**GIVEN DATA:**

* BEGIN *

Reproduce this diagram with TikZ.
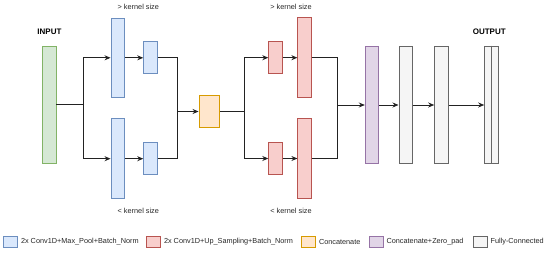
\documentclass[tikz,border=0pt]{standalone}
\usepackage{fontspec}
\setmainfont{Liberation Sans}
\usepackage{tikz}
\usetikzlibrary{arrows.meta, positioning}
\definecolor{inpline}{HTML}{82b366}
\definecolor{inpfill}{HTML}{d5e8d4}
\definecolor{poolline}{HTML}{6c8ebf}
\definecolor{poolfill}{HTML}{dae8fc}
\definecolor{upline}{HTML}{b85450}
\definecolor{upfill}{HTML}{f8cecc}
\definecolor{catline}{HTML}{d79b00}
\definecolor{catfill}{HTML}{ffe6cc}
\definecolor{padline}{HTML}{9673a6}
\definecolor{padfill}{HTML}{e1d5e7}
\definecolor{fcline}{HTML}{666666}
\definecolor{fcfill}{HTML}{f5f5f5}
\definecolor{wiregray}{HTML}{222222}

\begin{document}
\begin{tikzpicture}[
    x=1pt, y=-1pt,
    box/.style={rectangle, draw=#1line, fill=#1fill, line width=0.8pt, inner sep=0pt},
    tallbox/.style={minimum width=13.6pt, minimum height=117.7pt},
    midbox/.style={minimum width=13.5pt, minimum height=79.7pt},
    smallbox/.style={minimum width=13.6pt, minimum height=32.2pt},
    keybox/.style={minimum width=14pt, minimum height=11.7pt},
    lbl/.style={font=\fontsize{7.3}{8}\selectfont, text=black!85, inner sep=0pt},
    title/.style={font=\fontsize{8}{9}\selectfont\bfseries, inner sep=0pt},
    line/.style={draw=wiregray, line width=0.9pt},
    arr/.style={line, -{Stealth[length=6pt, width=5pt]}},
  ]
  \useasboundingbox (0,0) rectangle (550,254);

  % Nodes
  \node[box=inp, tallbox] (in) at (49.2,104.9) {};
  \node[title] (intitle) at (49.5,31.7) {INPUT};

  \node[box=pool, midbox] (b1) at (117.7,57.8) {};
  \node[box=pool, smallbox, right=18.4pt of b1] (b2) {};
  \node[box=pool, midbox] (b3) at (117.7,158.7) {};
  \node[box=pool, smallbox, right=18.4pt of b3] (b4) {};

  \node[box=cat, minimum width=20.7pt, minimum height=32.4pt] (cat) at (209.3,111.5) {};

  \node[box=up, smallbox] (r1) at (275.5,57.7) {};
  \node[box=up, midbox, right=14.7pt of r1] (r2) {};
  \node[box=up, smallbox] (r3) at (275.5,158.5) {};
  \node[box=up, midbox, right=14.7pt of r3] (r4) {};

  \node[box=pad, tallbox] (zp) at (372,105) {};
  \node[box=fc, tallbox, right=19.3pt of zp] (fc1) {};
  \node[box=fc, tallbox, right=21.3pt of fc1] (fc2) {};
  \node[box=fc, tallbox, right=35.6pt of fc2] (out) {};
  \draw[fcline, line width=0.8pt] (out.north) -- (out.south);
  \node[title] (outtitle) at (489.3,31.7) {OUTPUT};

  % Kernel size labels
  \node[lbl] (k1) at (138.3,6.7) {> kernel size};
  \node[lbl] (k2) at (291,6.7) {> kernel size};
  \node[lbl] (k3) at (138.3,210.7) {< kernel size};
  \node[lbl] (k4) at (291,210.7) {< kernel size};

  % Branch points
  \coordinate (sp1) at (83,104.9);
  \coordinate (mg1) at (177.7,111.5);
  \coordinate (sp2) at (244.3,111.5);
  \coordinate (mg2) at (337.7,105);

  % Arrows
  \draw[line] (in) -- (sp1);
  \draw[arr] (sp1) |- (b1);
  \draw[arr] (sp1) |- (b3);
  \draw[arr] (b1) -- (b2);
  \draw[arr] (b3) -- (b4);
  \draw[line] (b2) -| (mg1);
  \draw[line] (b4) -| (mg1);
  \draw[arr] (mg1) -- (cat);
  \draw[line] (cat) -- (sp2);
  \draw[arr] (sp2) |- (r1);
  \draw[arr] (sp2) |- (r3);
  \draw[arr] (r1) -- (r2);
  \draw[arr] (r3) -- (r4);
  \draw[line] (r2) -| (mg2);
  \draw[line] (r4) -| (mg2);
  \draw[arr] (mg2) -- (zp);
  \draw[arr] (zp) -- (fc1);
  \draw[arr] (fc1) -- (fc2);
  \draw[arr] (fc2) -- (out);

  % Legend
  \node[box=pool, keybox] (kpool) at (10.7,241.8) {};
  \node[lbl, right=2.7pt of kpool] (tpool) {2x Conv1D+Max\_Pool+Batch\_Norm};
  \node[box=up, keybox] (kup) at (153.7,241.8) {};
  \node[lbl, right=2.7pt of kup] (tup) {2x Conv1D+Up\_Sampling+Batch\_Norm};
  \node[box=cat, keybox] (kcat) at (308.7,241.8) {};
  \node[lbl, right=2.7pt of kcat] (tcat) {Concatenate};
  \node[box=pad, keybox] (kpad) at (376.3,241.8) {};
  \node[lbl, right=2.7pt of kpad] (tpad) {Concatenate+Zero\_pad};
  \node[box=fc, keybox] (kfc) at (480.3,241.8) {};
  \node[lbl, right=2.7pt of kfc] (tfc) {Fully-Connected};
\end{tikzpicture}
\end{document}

* END *

**EXERCISE AIM:** Copy the material above exactly and drop the pictures.

**TASK SOLUTION:**
Reproduce this diagram with TikZ.
\documentclass[tikz,border=0pt]{standalone}
\usepackage{fontspec}
\setmainfont{Liberation Sans}
\usepackage{tikz}
\usetikzlibrary{arrows.meta, positioning}
\definecolor{inpline}{HTML}{82b366}
\definecolor{inpfill}{HTML}{d5e8d4}
\definecolor{poolline}{HTML}{6c8ebf}
\definecolor{poolfill}{HTML}{dae8fc}
\definecolor{upline}{HTML}{b85450}
\definecolor{upfill}{HTML}{f8cecc}
\definecolor{catline}{HTML}{d79b00}
\definecolor{catfill}{HTML}{ffe6cc}
\definecolor{padline}{HTML}{9673a6}
\definecolor{padfill}{HTML}{e1d5e7}
\definecolor{fcline}{HTML}{666666}
\definecolor{fcfill}{HTML}{f5f5f5}
\definecolor{wiregray}{HTML}{222222}

\begin{document}
\begin{tikzpicture}[
    x=1pt, y=-1pt,
    box/.style={rectangle, draw=#1line, fill=#1fill, line width=0.8pt, inner sep=0pt},
    tallbox/.style={minimum width=13.6pt, minimum height=117.7pt},
    midbox/.style={minimum width=13.5pt, minimum height=79.7pt},
    smallbox/.style={minimum width=13.6pt, minimum height=32.2pt},
    keybox/.style={minimum width=14pt, minimum height=11.7pt},
    lbl/.style={font=\fontsize{7.3}{8}\selectfont, text=black!85, inner sep=0pt},
    title/.style={font=\fontsize{8}{9}\selectfont\bfseries, inner sep=0pt},
    line/.style={draw=wiregray, line width=0.9pt},
    arr/.style={line, -{Stealth[length=6pt, width=5pt]}},
  ]
  \useasboundingbox (0,0) rectangle (550,254);

  % Nodes
  \node[box=inp, tallbox] (in) at (49.2,104.9) {};
  \node[title] (intitle) at (49.5,31.7) {INPUT};

  \node[box=pool, midbox] (b1) at (117.7,57.8) {};
  \node[box=pool, smallbox, right=18.4pt of b1] (b2) {};
  \node[box=pool, midbox] (b3) at (117.7,158.7) {};
  \node[box=pool, smallbox, right=18.4pt of b3] (b4) {};

  \node[box=cat, minimum width=20.7pt, minimum height=32.4pt] (cat) at (209.3,111.5) {};

  \node[box=up, smallbox] (r1) at (275.5,57.7) {};
  \node[box=up, midbox, right=14.7pt of r1] (r2) {};
  \node[box=up, smallbox] (r3) at (275.5,158.5) {};
  \node[box=up, midbox, right=14.7pt of r3] (r4) {};

  \node[box=pad, tallbox] (zp) at (372,105) {};
  \node[box=fc, tallbox, right=19.3pt of zp] (fc1) {};
  \node[box=fc, tallbox, right=21.3pt of fc1] (fc2) {};
  \node[box=fc, tallbox, right=35.6pt of fc2] (out) {};
  \draw[fcline, line width=0.8pt] (out.north) -- (out.south);
  \node[title] (outtitle) at (489.3,31.7) {OUTPUT};

  % Kernel size labels
  \node[lbl] (k1) at (138.3,6.7) {> kernel size};
  \node[lbl] (k2) at (291,6.7) {> kernel size};
  \node[lbl] (k3) at (138.3,210.7) {< kernel size};
  \node[lbl] (k4) at (291,210.7) {< kernel size};

  % Branch points
  \coordinate (sp1) at (83,104.9);
  \coordinate (mg1) at (177.7,111.5);
  \coordinate (sp2) at (244.3,111.5);
  \coordinate (mg2) at (337.7,105);

  % Arrows
  \draw[line] (in) -- (sp1);
  \draw[arr] (sp1) |- (b1);
  \draw[arr] (sp1) |- (b3);
  \draw[arr] (b1) -- (b2);
  \draw[arr] (b3) -- (b4);
  \draw[line] (b2) -| (mg1);
  \draw[line] (b4) -| (mg1);
  \draw[arr] (mg1) -- (cat);
  \draw[line] (cat) -- (sp2);
  \draw[arr] (sp2) |- (r1);
  \draw[arr] (sp2) |- (r3);
  \draw[arr] (r1) -- (r2);
  \draw[arr] (r3) -- (r4);
  \draw[line] (r2) -| (mg2);
  \draw[line] (r4) -| (mg2);
  \draw[arr] (mg2) -- (zp);
  \draw[arr] (zp) -- (fc1);
  \draw[arr] (fc1) -- (fc2);
  \draw[arr] (fc2) -- (out);

  % Legend
  \node[box=pool, keybox] (kpool) at (10.7,241.8) {};
  \node[lbl, right=2.7pt of kpool] (tpool) {2x Conv1D+Max\_Pool+Batch\_Norm};
  \node[box=up, keybox] (kup) at (153.7,241.8) {};
  \node[lbl, right=2.7pt of kup] (tup) {2x Conv1D+Up\_Sampling+Batch\_Norm};
  \node[box=cat, keybox] (kcat) at (308.7,241.8) {};
  \node[lbl, right=2.7pt of kcat] (tcat) {Concatenate};
  \node[box=pad, keybox] (kpad) at (376.3,241.8) {};
  \node[lbl, right=2.7pt of kpad] (tpad) {Concatenate+Zero\_pad};
  \node[box=fc, keybox] (kfc) at (480.3,241.8) {};
  \node[lbl, right=2.7pt of kfc] (tfc) {Fully-Connected};
\end{tikzpicture}
\end{document}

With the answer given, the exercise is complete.